▶

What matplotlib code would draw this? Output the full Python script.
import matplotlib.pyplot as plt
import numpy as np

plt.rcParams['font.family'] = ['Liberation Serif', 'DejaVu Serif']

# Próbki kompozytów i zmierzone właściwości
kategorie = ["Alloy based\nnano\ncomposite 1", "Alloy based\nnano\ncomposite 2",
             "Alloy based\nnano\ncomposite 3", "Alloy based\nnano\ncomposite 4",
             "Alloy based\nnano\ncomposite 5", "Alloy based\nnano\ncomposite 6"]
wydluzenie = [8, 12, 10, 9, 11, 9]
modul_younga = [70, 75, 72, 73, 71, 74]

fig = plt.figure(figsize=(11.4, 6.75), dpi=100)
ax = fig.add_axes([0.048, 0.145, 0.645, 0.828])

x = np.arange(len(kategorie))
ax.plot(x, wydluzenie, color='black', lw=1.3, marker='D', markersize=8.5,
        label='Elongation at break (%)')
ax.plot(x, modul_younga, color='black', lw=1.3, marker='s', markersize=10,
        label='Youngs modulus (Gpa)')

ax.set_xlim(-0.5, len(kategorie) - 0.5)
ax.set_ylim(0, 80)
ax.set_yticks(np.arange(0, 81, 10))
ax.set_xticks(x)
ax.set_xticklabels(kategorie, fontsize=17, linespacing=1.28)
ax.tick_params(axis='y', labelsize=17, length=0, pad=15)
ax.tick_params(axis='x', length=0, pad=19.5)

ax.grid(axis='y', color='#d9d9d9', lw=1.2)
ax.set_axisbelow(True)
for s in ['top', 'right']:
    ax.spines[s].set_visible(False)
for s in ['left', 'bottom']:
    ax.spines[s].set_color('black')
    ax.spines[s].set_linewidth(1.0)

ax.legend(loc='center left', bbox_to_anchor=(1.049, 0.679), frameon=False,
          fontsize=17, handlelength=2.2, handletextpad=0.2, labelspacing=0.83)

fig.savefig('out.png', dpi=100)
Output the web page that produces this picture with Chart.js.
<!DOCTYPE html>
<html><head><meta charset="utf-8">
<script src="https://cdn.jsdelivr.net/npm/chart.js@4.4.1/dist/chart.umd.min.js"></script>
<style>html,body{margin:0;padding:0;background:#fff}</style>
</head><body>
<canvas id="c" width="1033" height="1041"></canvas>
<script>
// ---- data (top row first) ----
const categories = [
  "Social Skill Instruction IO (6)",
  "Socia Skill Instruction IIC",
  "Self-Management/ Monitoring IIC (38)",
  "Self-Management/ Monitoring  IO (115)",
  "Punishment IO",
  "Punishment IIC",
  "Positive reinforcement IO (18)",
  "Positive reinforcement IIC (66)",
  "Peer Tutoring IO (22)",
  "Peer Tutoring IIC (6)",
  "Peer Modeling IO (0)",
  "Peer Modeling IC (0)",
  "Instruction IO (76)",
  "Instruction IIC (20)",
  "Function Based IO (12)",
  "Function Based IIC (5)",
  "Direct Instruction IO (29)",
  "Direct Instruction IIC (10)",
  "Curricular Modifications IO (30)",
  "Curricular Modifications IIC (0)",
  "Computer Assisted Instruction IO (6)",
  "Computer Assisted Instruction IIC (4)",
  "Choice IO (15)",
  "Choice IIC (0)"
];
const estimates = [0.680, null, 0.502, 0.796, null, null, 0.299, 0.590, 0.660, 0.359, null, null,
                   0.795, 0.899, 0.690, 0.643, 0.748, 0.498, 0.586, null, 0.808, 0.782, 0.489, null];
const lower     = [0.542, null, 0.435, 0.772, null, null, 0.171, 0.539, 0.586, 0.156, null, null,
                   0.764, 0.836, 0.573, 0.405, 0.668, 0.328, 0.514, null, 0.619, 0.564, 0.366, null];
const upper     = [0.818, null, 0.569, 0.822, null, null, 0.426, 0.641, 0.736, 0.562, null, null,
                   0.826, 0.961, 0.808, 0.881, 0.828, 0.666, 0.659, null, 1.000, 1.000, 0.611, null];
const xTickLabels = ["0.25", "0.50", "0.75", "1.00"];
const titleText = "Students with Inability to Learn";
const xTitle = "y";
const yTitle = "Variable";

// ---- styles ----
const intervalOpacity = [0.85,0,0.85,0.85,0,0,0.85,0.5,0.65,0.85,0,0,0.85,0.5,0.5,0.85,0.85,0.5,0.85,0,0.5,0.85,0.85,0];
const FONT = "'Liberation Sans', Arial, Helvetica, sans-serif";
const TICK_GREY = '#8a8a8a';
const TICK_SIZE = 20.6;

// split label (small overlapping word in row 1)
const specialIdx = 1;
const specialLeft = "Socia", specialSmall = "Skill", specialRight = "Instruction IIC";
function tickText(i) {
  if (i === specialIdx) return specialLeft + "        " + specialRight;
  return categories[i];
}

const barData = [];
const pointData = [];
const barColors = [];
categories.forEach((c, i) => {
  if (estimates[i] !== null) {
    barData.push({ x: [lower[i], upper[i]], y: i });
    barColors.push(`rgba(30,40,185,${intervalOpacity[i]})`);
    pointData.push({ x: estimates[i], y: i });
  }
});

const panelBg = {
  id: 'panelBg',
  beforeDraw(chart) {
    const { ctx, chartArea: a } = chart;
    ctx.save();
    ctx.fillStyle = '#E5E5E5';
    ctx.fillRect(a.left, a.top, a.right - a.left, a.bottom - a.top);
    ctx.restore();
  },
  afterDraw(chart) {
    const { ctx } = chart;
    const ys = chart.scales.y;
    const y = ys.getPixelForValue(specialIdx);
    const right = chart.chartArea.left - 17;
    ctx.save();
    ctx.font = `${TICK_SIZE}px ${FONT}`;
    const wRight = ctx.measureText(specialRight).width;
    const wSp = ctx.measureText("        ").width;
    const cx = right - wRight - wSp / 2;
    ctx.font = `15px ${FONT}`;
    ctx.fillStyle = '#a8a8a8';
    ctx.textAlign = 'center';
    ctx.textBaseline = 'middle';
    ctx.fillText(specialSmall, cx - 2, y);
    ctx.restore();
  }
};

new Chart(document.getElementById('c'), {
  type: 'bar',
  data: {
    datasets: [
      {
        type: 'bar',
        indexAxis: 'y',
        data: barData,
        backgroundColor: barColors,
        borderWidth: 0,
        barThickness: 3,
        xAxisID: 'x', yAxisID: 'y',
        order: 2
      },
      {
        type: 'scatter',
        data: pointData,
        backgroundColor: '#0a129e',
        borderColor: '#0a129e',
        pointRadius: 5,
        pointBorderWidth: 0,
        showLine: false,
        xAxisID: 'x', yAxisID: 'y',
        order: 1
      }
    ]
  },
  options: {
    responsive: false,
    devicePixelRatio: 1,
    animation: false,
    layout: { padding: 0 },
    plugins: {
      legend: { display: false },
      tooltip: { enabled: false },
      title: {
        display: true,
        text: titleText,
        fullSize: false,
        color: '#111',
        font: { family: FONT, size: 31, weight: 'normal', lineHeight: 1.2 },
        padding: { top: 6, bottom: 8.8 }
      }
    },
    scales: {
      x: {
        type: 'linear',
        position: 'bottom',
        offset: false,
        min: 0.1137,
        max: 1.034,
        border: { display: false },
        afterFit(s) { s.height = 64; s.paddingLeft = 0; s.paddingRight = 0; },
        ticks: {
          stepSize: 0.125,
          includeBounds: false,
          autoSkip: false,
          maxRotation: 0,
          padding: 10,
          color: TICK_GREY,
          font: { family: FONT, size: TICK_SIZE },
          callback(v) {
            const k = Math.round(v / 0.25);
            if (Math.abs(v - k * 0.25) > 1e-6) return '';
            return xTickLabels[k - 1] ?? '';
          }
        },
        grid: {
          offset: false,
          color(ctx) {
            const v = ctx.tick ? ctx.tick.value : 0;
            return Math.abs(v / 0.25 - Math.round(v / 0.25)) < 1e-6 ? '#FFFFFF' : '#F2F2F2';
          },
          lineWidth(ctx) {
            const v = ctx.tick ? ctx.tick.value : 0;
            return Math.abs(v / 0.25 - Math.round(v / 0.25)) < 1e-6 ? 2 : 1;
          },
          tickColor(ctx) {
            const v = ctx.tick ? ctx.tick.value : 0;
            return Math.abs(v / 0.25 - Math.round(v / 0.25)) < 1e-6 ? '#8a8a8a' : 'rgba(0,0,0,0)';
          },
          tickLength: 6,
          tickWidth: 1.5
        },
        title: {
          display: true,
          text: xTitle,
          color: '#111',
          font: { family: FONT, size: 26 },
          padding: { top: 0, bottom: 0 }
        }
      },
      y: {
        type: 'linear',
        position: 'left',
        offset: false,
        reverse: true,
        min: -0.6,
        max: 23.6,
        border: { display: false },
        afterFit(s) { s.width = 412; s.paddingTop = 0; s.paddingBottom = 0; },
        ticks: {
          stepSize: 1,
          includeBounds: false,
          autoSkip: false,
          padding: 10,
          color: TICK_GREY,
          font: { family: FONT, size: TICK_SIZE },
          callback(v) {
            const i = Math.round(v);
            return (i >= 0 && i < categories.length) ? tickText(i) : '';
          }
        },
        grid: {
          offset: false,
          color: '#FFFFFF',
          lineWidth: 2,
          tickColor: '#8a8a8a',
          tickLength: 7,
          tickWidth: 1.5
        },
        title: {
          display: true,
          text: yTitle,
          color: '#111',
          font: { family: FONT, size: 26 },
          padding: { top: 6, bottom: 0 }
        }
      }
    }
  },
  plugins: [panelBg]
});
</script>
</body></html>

◀

* Exercise requirements *
Write out exactly, please, the lines beginning at the start of the material and ending with the line that holds "plt.rcParams['font.family'] = ['Liberation", both included.

* Exercise output *
What matplotlib code would draw this? Output the full Python script.
import matplotlib.pyplot as plt
import numpy as np

plt.rcParams['font.family'] = ['Liberation Serif', 'DejaVu Serif']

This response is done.